O tym, jak dużym poważaniem cieszyło się koło, może świadczyć wizyta prezydenta Ignacego Mościckiego w 1926 roku, który został ugoszczony przez gospodynie z Albigowej. Niewątpliwie było to jedno z bardziej doniosłych wydarzeń na kartach historii KGW. Również czasy drugiej wojny światowej były dla koła z Albigowej niezwykle trudnym okresem. Formalnie działalność gospodyń została zawieszona, ale kobiety pomagały, jak mogły, dożywiały polskich jeńców.

– Wówczas działalność koła była skierowana na pomoc. Żywność wożono do Krakowa, było nawet tajne nauczanie. Mężczyźni poszli na wojnę, więc cały ciężar obowiązków spadł na kobiety – musiały uprawiać pole, wychowywać dzieci. Wszystko zostało na ich głowie – potwierdza Janina Kuźniar.

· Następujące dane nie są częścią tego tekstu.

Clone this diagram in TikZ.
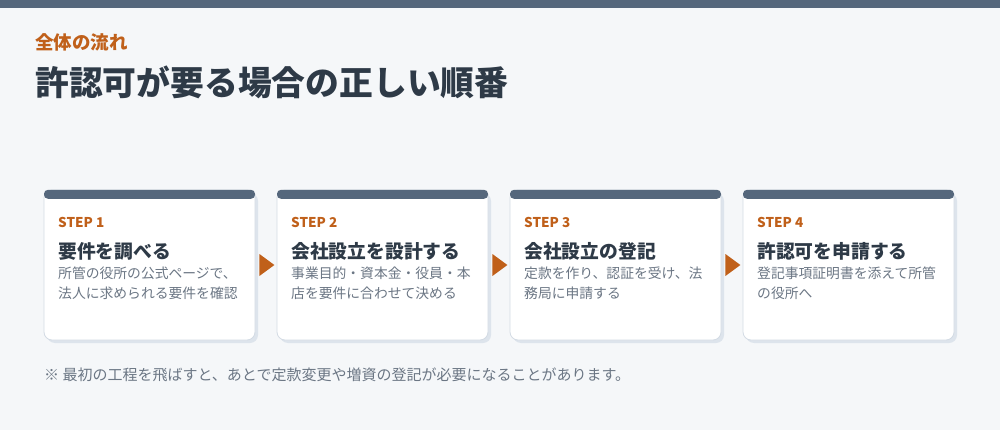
\documentclass[tikz,border=0pt]{standalone}
\usepackage{fontspec}
\setmainfont{Noto Sans CJK JP}
\usepackage{xcolor}
\usepackage{tikz}
\usetikzlibrary{positioning,calc}

\definecolor{pagebg}{HTML}{F5F7F9}
\definecolor{barblue}{HTML}{55677C}
\definecolor{steporange}{HTML}{C0601A}
\definecolor{inkdark}{HTML}{2E3A47}
\definecolor{notegray}{HTML}{6B7684}
\definecolor{cardline}{HTML}{D3DBE4}
\definecolor{shadowgray}{HTML}{DDE4EC}

\tikzset{
  card/.style={draw=cardline, line width=0.8pt, fill=white, rounded corners=8pt,
    minimum width=211pt, minimum height=150pt, inner sep=0pt},
  cardshadow/.style={fill=shadowgray, rounded corners=8pt,
    minimum width=211pt, minimum height=150pt, inner sep=0pt},
  cardbar/.style={fill=barblue, rounded corners=4pt,
    minimum width=211pt, minimum height=9pt, inner sep=0pt},
  steplabel/.style={anchor=west, inner sep=0pt, text=steporange,
    font=\fontsize{13.5}{15}\selectfont\bfseries},
  steptitle/.style={anchor=west, inner sep=0pt, text=inkdark,
    font=\fontsize{18.8}{22}\selectfont\bfseries},
  stepnote/.style={anchor=north west, inner sep=0pt, text=notegray, align=left,
    font=\fontsize{13.8}{20}\selectfont},
  stepmark/.style={fill=steporange},
}

\begin{document}
\begin{tikzpicture}[x=1pt,y=-1pt]
\useasboundingbox (0,0) rectangle (1000,430);
\fill[pagebg] (0,0) rectangle (1000,430);
\fill[barblue] (0,0) rectangle (1000,8);

% heading
\node[anchor=west, inner sep=0pt, text=steporange, font=\fontsize{18.5}{22}\selectfont\bfseries] (kicker) at (35,42) {全体の流れ};
\node[anchor=west, inner sep=0pt, text=inkdark, font=\fontsize{33.8}{40}\selectfont\bfseries] (headline) at (35,82) {許認可が要る場合の正しい順番};

% cards
\node[cardshadow] (shadow1) at (152.5,268) {};
\node[cardshadow] (shadow2) at (385.5,268) {};
\node[cardshadow] (shadow3) at (618.5,268) {};
\node[cardshadow] (shadow4) at (851.5,268) {};
\node[card] (card1) at (149.5,265) {};
\node[card] (card2) at (382.5,265) {};
\node[card] (card3) at (615.5,265) {};
\node[card] (card4) at (848.5,265) {};
\node[cardbar, anchor=north] (bar1) at (card1.north) {};
\node[cardbar, anchor=north] (bar2) at (card2.north) {};
\node[cardbar, anchor=north] (bar3) at (card3.north) {};
\node[cardbar, anchor=north] (bar4) at (card4.north) {};

% step 1
\node[steplabel] (step1) at (58,222) {STEP 1};
\node[steptitle] (title1) at (58,251) {要件を調べる};
\node[stepnote] (note1) at (58,267) {所管の役所の公式ページで、\\法人に求められる要件を確認};
% step 2
\node[steplabel] (step2) at (291,222) {STEP 2};
\node[steptitle] (title2) at (291,251) {会社設立を設計する};
\node[stepnote] (note2) at (291,267) {事業目的・資本金・役員・本\\店を要件に合わせて決める};
% step 3
\node[steplabel] (step3) at (524,222) {STEP 3};
\node[steptitle] (title3) at (524,251) {会社設立の登記};
\node[stepnote] (note3) at (524,267) {定款を作り、認証を受け、法\\務局に申請する};
% step 4
\node[steplabel] (step4) at (757,222) {STEP 4};
\node[steptitle] (title4) at (757,251) {許認可を申請する};
\node[stepnote] (note4) at (757,267) {登記事項証明書を添えて所管\\の役所へ};

% arrows between cards
\fill[stepmark] ($(card1.east)+(4,-11)$) -- ($(card1.east)+(19,0)$) -- ($(card1.east)+(4,11)$) -- cycle;
\fill[stepmark] ($(card2.east)+(4,-11)$) -- ($(card2.east)+(19,0)$) -- ($(card2.east)+(4,11)$) -- cycle;
\fill[stepmark] ($(card3.east)+(4,-11)$) -- ($(card3.east)+(19,0)$) -- ($(card3.east)+(4,11)$) -- cycle;

% footnote
\node[anchor=west, inner sep=0pt, text=notegray, font=\fontsize{15}{18}\selectfont] (footnote) at (44,375) {※ 最初の工程を飛ばすと、あとで定款変更や増資の登記が必要になることがあります。};
\end{tikzpicture}
\end{document}
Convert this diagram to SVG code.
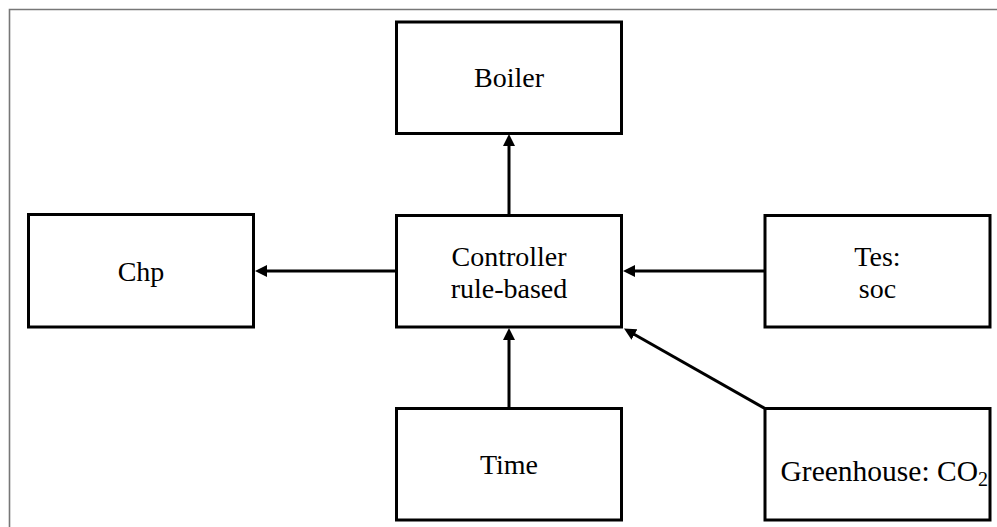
<svg xmlns="http://www.w3.org/2000/svg" width="997" height="527" viewBox="0 0 997 527">
<style>
.box{fill:#fff;stroke:#000;stroke-width:3}
.lbl{font-family:"Liberation Serif","Times New Roman",serif;font-size:28px;fill:#000;text-anchor:middle}
.edge{stroke:#000;stroke-width:3;fill:none}
.frame{stroke:#777;stroke-width:1.6;fill:none}
</style>
<defs>
<marker id="ah" markerUnits="userSpaceOnUse" markerWidth="12" markerHeight="12" refX="4" refY="6" orient="auto">
<path d="M0,0 L12,6 L0,12 z" fill="#000"/>
</marker>
</defs>
<rect width="997" height="527" fill="#fff"/>
<path class="frame" d="M9.5,527 V9.5 H997"/>
<g id="connectors">
<line class="edge" x1="509" y1="215" x2="509" y2="142" marker-end="url(#ah)"/>
<line class="edge" x1="396.5" y1="271" x2="263" y2="271" marker-end="url(#ah)"/>
<line class="edge" x1="765" y1="271" x2="631" y2="271" marker-end="url(#ah)"/>
<line class="edge" x1="509" y1="408.5" x2="509" y2="336" marker-end="url(#ah)"/>
<line class="edge" x1="765" y1="408.5" x2="630.96" y2="332.45" marker-end="url(#ah)"/>
</g>
<g id="boiler">
<rect class="box" x="396.5" y="22" width="225" height="111.5"/>
<text class="lbl" x="509" y="87">Boiler</text>
</g>
<g id="controller">
<rect class="box" x="396.5" y="215.5" width="225" height="111.5"/>
<text class="lbl" x="509" y="265.5">Controller</text>
<text class="lbl" x="509" y="297.5">rule-based</text>
</g>
<g id="chp">
<rect class="box" x="28.5" y="214.5" width="225" height="112.5"/>
<text class="lbl" x="141" y="281">Chp</text>
</g>
<g id="tes">
<rect class="box" x="765" y="215.5" width="225" height="111.5"/>
<text class="lbl" x="877.5" y="265.5">Tes:</text>
<text class="lbl" x="877.5" y="297.5">soc</text>
</g>
<g id="time">
<rect class="box" x="396.5" y="408.5" width="225" height="111.5"/>
<text class="lbl" x="509" y="474">Time</text>
</g>
<g id="greenhouse">
<rect class="box" x="765" y="408.5" width="225" height="111.5"/>
<text class="lbl" x="780.5" y="481" style="text-anchor:start;font-size:29.5px">Greenhouse: CO<tspan font-size="20" dy="5">2</tspan></text>
</g>
</svg>
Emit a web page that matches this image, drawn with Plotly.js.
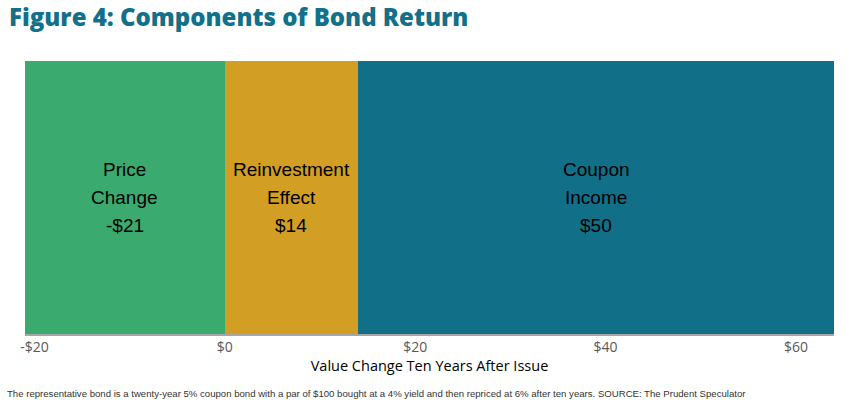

W 1946 roku koło wznowiło działalność. Na spotkaniach kobiety omawiały sprawy związane z wychowaniem dzieci, prowadzeniem gospodarstwa, odchowem kurcząt. Brały czynny udział w życiu kulturalnym wsi – urządzały przedstawienia, powstał zespół teatralny oraz chór. Zainteresowaniem cieszyły się różnego rodzaju kursy – m.in. kroju i pieczenia. Koło powoli wracało na tory dawnego funkcjonowania, jak przed wojną.